MATERIAL
- - - -
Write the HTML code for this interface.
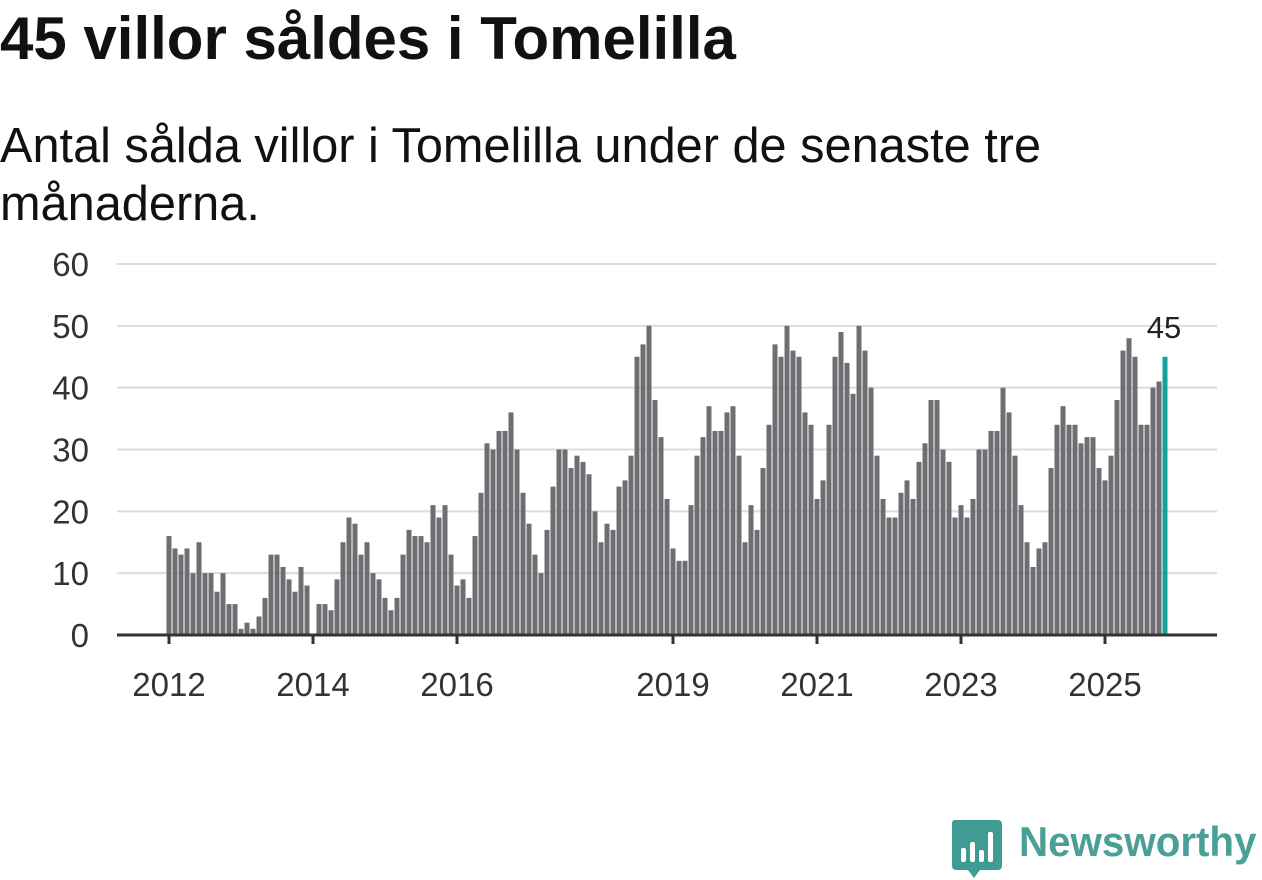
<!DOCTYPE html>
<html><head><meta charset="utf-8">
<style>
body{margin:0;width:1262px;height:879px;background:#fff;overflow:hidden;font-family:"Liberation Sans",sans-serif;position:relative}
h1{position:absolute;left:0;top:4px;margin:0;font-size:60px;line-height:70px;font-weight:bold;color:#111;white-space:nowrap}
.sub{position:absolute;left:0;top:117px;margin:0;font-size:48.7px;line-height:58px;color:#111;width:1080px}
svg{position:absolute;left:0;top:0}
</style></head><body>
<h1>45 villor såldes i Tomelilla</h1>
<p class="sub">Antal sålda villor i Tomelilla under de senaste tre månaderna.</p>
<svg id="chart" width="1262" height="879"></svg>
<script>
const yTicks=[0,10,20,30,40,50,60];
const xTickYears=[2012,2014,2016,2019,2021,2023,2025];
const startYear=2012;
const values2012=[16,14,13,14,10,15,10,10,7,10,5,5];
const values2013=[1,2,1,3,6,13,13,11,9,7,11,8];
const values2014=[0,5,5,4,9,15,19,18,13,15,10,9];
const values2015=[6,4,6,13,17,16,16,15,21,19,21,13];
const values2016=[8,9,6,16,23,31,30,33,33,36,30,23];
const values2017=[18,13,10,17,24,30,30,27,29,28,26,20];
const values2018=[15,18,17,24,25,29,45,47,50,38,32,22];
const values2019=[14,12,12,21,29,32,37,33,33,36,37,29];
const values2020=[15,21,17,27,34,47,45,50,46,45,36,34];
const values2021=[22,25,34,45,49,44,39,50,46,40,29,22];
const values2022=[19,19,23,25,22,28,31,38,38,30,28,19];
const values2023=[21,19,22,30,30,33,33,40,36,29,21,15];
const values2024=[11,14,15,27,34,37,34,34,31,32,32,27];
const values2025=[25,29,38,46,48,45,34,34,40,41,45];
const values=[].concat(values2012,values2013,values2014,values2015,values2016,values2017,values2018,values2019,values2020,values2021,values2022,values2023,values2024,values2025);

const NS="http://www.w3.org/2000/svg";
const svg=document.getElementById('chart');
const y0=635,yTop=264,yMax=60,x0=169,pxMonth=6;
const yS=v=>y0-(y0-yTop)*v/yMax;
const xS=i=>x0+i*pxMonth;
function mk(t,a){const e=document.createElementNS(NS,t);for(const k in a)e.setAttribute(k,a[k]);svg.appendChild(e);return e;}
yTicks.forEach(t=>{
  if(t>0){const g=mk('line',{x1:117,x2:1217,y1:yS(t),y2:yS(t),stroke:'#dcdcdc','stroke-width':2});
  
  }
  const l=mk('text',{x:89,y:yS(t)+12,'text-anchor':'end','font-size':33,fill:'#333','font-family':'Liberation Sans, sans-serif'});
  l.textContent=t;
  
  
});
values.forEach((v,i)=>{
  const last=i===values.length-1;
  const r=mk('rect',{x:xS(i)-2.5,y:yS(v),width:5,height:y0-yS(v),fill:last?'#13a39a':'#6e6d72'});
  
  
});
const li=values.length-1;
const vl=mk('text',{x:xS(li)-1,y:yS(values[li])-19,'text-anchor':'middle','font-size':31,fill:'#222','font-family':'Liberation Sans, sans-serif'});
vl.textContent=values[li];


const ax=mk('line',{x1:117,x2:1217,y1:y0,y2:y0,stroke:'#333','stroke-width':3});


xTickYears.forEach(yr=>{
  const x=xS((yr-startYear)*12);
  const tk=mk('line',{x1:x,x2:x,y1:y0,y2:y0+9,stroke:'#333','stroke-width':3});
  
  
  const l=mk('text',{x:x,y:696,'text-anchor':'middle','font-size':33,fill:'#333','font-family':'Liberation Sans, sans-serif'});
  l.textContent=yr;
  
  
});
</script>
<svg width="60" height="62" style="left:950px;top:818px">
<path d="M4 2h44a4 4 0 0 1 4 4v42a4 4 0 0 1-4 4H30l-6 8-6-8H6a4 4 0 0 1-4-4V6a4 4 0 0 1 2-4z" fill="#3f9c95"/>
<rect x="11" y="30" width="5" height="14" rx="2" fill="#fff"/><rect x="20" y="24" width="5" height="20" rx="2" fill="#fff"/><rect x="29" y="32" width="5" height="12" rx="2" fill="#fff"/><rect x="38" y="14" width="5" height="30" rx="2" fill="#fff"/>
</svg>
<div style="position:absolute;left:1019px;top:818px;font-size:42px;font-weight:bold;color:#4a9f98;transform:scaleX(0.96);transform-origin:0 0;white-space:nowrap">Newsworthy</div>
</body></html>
- - - -
WRITTEN INSTRUCTION
Extract every line of the data exactly; pictures stay out.

REPLY
Write the HTML code for this interface.
<!DOCTYPE html>
<html><head><meta charset="utf-8">
<style>
body{margin:0;width:1262px;height:879px;background:#fff;overflow:hidden;font-family:"Liberation Sans",sans-serif;position:relative}
h1{position:absolute;left:0;top:4px;margin:0;font-size:60px;line-height:70px;font-weight:bold;color:#111;white-space:nowrap}
.sub{position:absolute;left:0;top:117px;margin:0;font-size:48.7px;line-height:58px;color:#111;width:1080px}
svg{position:absolute;left:0;top:0}
</style></head><body>
<h1>45 villor såldes i Tomelilla</h1>
<p class="sub">Antal sålda villor i Tomelilla under de senaste tre månaderna.</p>
<svg id="chart" width="1262" height="879"></svg>
<script>
const yTicks=[0,10,20,30,40,50,60];
const xTickYears=[2012,2014,2016,2019,2021,2023,2025];
const startYear=2012;
const values2012=[16,14,13,14,10,15,10,10,7,10,5,5];
const values2013=[1,2,1,3,6,13,13,11,9,7,11,8];
const values2014=[0,5,5,4,9,15,19,18,13,15,10,9];
const values2015=[6,4,6,13,17,16,16,15,21,19,21,13];
const values2016=[8,9,6,16,23,31,30,33,33,36,30,23];
const values2017=[18,13,10,17,24,30,30,27,29,28,26,20];
const values2018=[15,18,17,24,25,29,45,47,50,38,32,22];
const values2019=[14,12,12,21,29,32,37,33,33,36,37,29];
const values2020=[15,21,17,27,34,47,45,50,46,45,36,34];
const values2021=[22,25,34,45,49,44,39,50,46,40,29,22];
const values2022=[19,19,23,25,22,28,31,38,38,30,28,19];
const values2023=[21,19,22,30,30,33,33,40,36,29,21,15];
const values2024=[11,14,15,27,34,37,34,34,31,32,32,27];
const values2025=[25,29,38,46,48,45,34,34,40,41,45];
const values=[].concat(values2012,values2013,values2014,values2015,values2016,values2017,values2018,values2019,values2020,values2021,values2022,values2023,values2024,values2025);

const NS="http://www.w3.org/2000/svg";
const svg=document.getElementById('chart');
const y0=635,yTop=264,yMax=60,x0=169,pxMonth=6;
const yS=v=>y0-(y0-yTop)*v/yMax;
const xS=i=>x0+i*pxMonth;
function mk(t,a){const e=document.createElementNS(NS,t);for(const k in a)e.setAttribute(k,a[k]);svg.appendChild(e);return e;}
yTicks.forEach(t=>{
  if(t>0){const g=mk('line',{x1:117,x2:1217,y1:yS(t),y2:yS(t),stroke:'#dcdcdc','stroke-width':2});
  
  }
  const l=mk('text',{x:89,y:yS(t)+12,'text-anchor':'end','font-size':33,fill:'#333','font-family':'Liberation Sans, sans-serif'});
  l.textContent=t;
  
  
});
values.forEach((v,i)=>{
  const last=i===values.length-1;
  const r=mk('rect',{x:xS(i)-2.5,y:yS(v),width:5,height:y0-yS(v),fill:last?'#13a39a':'#6e6d72'});
  
  
});
const li=values.length-1;
const vl=mk('text',{x:xS(li)-1,y:yS(values[li])-19,'text-anchor':'middle','font-size':31,fill:'#222','font-family':'Liberation Sans, sans-serif'});
vl.textContent=values[li];


const ax=mk('line',{x1:117,x2:1217,y1:y0,y2:y0,stroke:'#333','stroke-width':3});


xTickYears.forEach(yr=>{
  const x=xS((yr-startYear)*12);
  const tk=mk('line',{x1:x,x2:x,y1:y0,y2:y0+9,stroke:'#333','stroke-width':3});
  
  
  const l=mk('text',{x:x,y:696,'text-anchor':'middle','font-size':33,fill:'#333','font-family':'Liberation Sans, sans-serif'});
  l.textContent=yr;
  
  
});
</script>
<svg width="60" height="62" style="left:950px;top:818px">
<path d="M4 2h44a4 4 0 0 1 4 4v42a4 4 0 0 1-4 4H30l-6 8-6-8H6a4 4 0 0 1-4-4V6a4 4 0 0 1 2-4z" fill="#3f9c95"/>
<rect x="11" y="30" width="5" height="14" rx="2" fill="#fff"/><rect x="20" y="24" width="5" height="20" rx="2" fill="#fff"/><rect x="29" y="32" width="5" height="12" rx="2" fill="#fff"/><rect x="38" y="14" width="5" height="30" rx="2" fill="#fff"/>
</svg>
<div style="position:absolute;left:1019px;top:818px;font-size:42px;font-weight:bold;color:#4a9f98;transform:scaleX(0.96);transform-origin:0 0;white-space:nowrap">Newsworthy</div>
</body></html>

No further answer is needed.